In his Government-commissioned review, Sir Ken published his conclusions as to how English fire and rescue services could become more cost-effective and efficient in the future.
The report found that while incidents had reduced by 40% in the last decade, the fire and rescue service could achieve greater cost savings by using different staffing models and by working more closely with neighbouring authorities and other emergency services.
Sir Ken visited Devon and Somerset and the merger of the two fire and rescue services was noted as an example for others to follow in the report, having saved £4.2 million between 2007 and 2012, as was the innovative work on wider community safety initiatives.
Sir Ken, who served in the former Devon Fire & Rescue Service, said: “I was delighted to return three years after my review to see at first-hand the tremendous range of work that the fire and rescue service is undertaking.
“It is notable that firefighters in Devon and Somerset now save more lives from attending emergency health care support than from the traditional firefighting role. It is a credit to both and fire and rescue authority and firefighters who are serving the community in this way.”
Chief Fire Officer Lee Howell said: “We invited Sir Ken back to Devon and Somerset to highlight the significant progress we have made locally since his national report was issued in 2013.
“This is part of our strategy to bring in an external perspective on our performance to reassure the public that the fire and rescue service in Devon and Somerset continues to improve year on year.”
Cllr Mark Healey, chairman of the Devon and Somerset Fire and Rescue Authority, said: “We are very proud of our achievements and we are working on some innovative projects which will enable us to further maintain and improve public safety as well as becoming even more efficient and effective.”

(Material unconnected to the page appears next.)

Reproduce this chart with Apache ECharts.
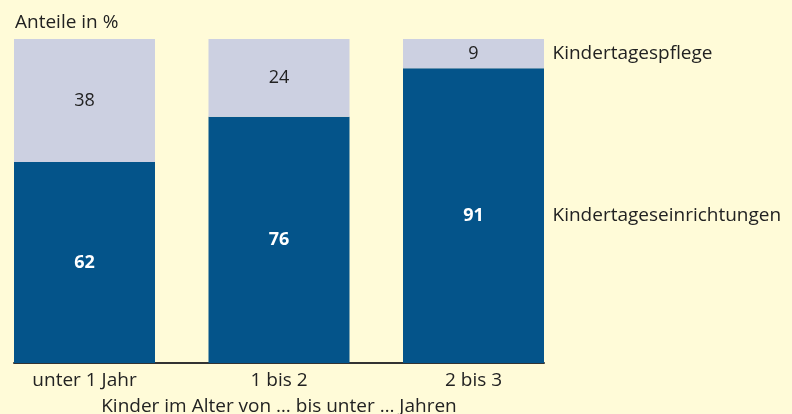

Among the pioneering schemes discussed was the use of specially-trained PCSOs responding to incidents as on-call firefighters in remote locations where fire stations have lower availability.
Community safety officers have been working with the health sector to reach the most at risk of fire and voluntary groups to develop community resilience to flooding and severe weather incidents.
The Service has also trialled the use of different emergency response vehicles such as Light Rescue Pumps and is currently piloting Rapid Intervention Vehicles and associated new technology.